Raley's 'B+' Issuer Credit Rating Affirmed Following Recent Term Loan Pay Down; Outlook Stable

  • U.S.-based food retailer Raley's recently sold its Aisle-1 fuel stations and used the proceeds, along with borrowings from its asset-backed lending (ABL) facility and balance sheet cash, to retire the remaining amount under the $200 million term loan facility.
  • Despite the debt pay down, S&P Global Ratings is affirming its ratings, including the 'B+' issuer credit rating on Raley's, given expectations for slightly softer profitability in the coming year as the company remains a small competitor in the grocery industry.
  • At the same time, we are withdrawing our issue-level rating on the company's $200 million term loan because of the facility's retirement.
  • The stable outlook reflects our expectation that Raley's will maintain a conservative financial policy, including limited balance sheet debt for potential acquisitions in the next 12 months.
NEW YORK (S&P Global Ratings) March 13, 2019--S&P Global Ratings today took 
the rating actions listed above. The affirmation reflects our view of Raley's 
position as a geographically concentrated retail grocer, with onerous $377 
million post-retirement obligations offsetting its recent debt reduction. The 
pay down of the debt facility leads us to project adjusted leverage in the low 
4x area over the next 12 months, from the mid-4x area in the latest 12-month 
period ended September 2018. That said, we are expecting softer operating 
performance in the coming year.

S&P Global Ratings' stable outlook on Raley's reflects our expectation that 
the company will continue to execute a successful and on-trend merchandising 
strategy of high quality perishables, prepared foods, and health and wellness 
offerings. We expect EBITDA margins to remain slightly pressured in the coming 
year as the company balances higher wage and price competition, with modest 
top-line growth from store growth and cost reductions from process 
improvements and supply chain savings.

We could lower our rating if adjusted leverage were 5x or greater. We estimate 
this could occur if operating performance weakened or the company were to 
adopt a more aggressive financial policy. Under such a scenario, comparable 
store sales would decline at a low-single-digit rate and EBITDA margins fall 
by 100 basis points or more compared with our forecast. We could also lower 
the rating if the company increased balance sheet debt by more than $150 
million to fund either acquisitions or shareholder dividends. 

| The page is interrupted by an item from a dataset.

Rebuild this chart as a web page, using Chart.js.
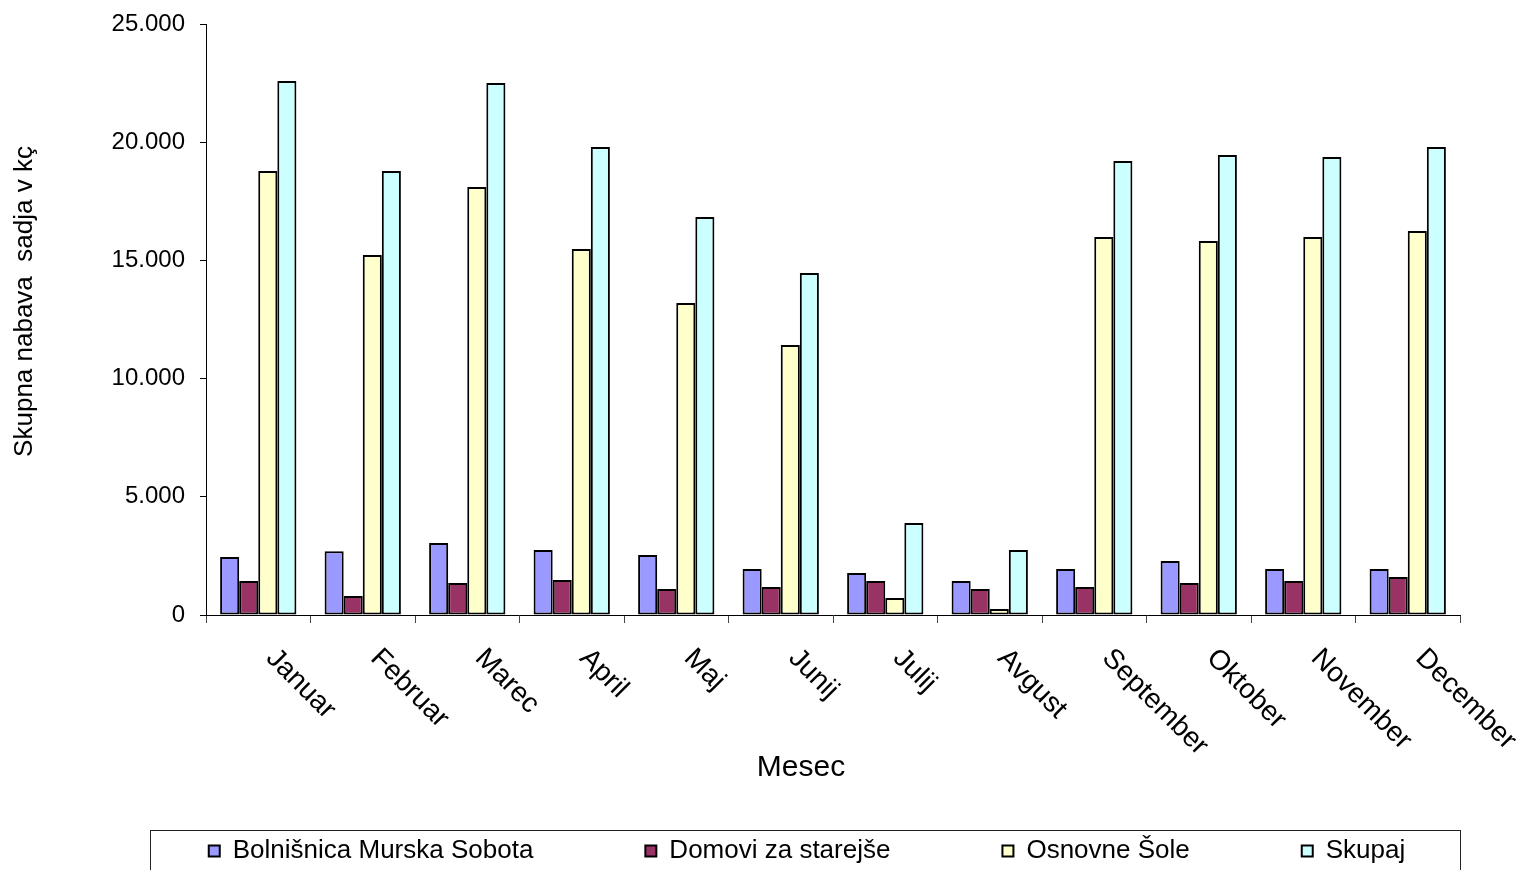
<!DOCTYPE html>
<html lang="sl">
<head>
<meta charset="UTF-8">
<title>Skupna nabava sadja</title>
<script src="https://cdn.jsdelivr.net/npm/chart.js"></script>
<style>
  html, body { margin: 0; padding: 0; background: #fff; }
</style>
</head>
<body>
<canvas id="myChart" width="1518" height="870"></canvas>
<script>
// months on the x axis
const months = ['Januar', 'Februar', 'Marec', 'April', 'Maj', 'Junij', 'Julij', 'Avgust', 'September', 'Oktober', 'November', 'December'];

// kg of fruit per month
const bolnisnica = [2450, 2700, 3050, 2750, 2540, 1950, 1780, 1440, 1950, 2280, 1950, 1950];
const domovi = [1440, 800, 1350, 1480, 1100, 1180, 1440, 1100, 1180, 1350, 1440, 1610];
const osnovneSole = [18780, 15230, 18100, 15480, 13200, 11420, 720, 250, 15990, 15820, 15990, 16240];
const skupaj = [22590, 18780, 22500, 19800, 16840, 14470, 3890, 2750, 19200, 19460, 19370, 19800];

const yTicks = [0, 5000, 10000, 15000, 20000, 25000];

Chart.defaults.font.family = '"Liberation Sans", Arial, sans-serif';
Chart.defaults.color = '#000';

// month names slanted downwards (Excel style), both axis titles and the legend frame
const extras = {
    id: 'extras',
    afterLayout(chart) {
        const lg = chart.legend;
        lg.top = lg.top + 28 - lg.options.labels.padding;
        lg.left = lg.left + 96;
        lg.right = chart.width;
    },
    afterDraw(chart) {
        const ctx = chart.ctx;
        const x = chart.scales.x;
        const y = chart.scales.y;
        ctx.save();
        ctx.fillStyle = '#000';
        ctx.font = '28px "Liberation Sans", Arial, sans-serif';
        ctx.textAlign = 'left';
        ctx.textBaseline = 'top';
        months.forEach((m, i) => {
            ctx.save();
            ctx.translate(x.getPixelForValue(i) + 22, x.top + 29);
            ctx.rotate(Math.PI / 4);
            ctx.fillText(m, 0, 0);
            ctx.restore();
        });

        ctx.textAlign = 'center';
        ctx.textBaseline = 'middle';
        ctx.font = '30px "Liberation Sans", Arial, sans-serif';
        ctx.fillText('Mesec', (x.left + x.right) / 2 - 32, x.top + 153);

        ctx.font = '26px "Liberation Sans", Arial, sans-serif';
        ctx.save();
        ctx.translate(25, (y.top + y.bottom) / 2 - 18);
        ctx.rotate(-Math.PI / 2);
        ctx.fillText('Skupna nabava  sadja v kç', 0, 0);
        ctx.restore();

        // frame round the legend
        const boxes = chart.legend.legendHitBoxes;
        const first = boxes[0];
        const last = boxes[boxes.length - 1];
        const left = Math.round(first.left - 59) + 0.5;
        const right = Math.round(last.left + last.width + 55) + 0.5;
        const top = Math.round(first.top - 8) + 0.5;
        ctx.strokeStyle = '#222';
        ctx.lineWidth = 1;
        ctx.strokeRect(left, top, right - left, chart.height + 10 - top);
        ctx.restore();
    }
};

const bar = (label, data, color) => ({
    label: label,
    data: data,
    backgroundColor: color,
    borderColor: '#000',
    borderWidth: 2,
    borderSkipped: false
});

const ctx = document.getElementById('myChart').getContext('2d');
const myChart = new Chart(ctx, {
    type: 'bar',
    data: {
        labels: months,
        datasets: [
            bar('Bolnišnica Murska Sobota', bolnisnica, '#9999FF'),
            bar('Domovi za starejše', domovi, '#993366'),
            bar('Osnovne Šole', osnovneSole, '#FFFFCC'),
            bar('Skupaj', skupaj, '#CCFFFF')
        ]
    },
    options: {
        responsive: false,
        animation: false,
        layout: {
            padding: { top: 24, right: 58, bottom: 0, left: 0 }
        },
        datasets: {
            bar: {
                categoryPercentage: 0.73,
                barPercentage: 1
            }
        },
        plugins: {
            tooltip: { enabled: false },
            legend: {
                position: 'bottom',
                maxHeight: 60,
                labels: {
                    boxWidth: 11,
                    boxHeight: 11,
                    padding: 112,
                    font: { size: 26 }
                }
            }
        },
        scales: {
            x: {
                ticks: { display: false },
                grid: {
                    offset: true,
                    drawOnChartArea: false,
                    drawTicks: true,
                    tickLength: 8,
                    color: '#444'
                },
                border: { color: '#000', width: 1 },
                afterFit(scale) { scale.height = 195; }
            },
            y: {
                min: 0,
                max: 25000,
                afterBuildTicks(scale) {
                    scale.ticks = yTicks.map(v => ({ value: v }));
                },
                ticks: {
                    padding: 15,
                    font: { size: 24 },
                    callback: v => String(v).replace(/\B(?=(\d{3})+(?!\d))/g, '.')
                },
                grid: {
                    drawOnChartArea: false,
                    drawTicks: true,
                    tickLength: 6,
                    color: '#000'
                },
                border: { color: '#000', width: 1 },
                afterFit(scale) {
                    scale.width = 206;
                    scale.paddingTop = 0;
                }
            }
        }
    },
    plugins: [extras]
});
</script>
</body>
</html>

We could raise our rating if Raley's were able to continue to expand and 
diversify its store base while maintaining positive operating growth, 
including a consistent mid-single-digit increase in comparable sales and a 
100-basis-point or more increase in margins. This scenario would likely result 
in adjusted leverage in the mid-to-high 3x area or better, with no material 
change to financial policy on a sustained basis.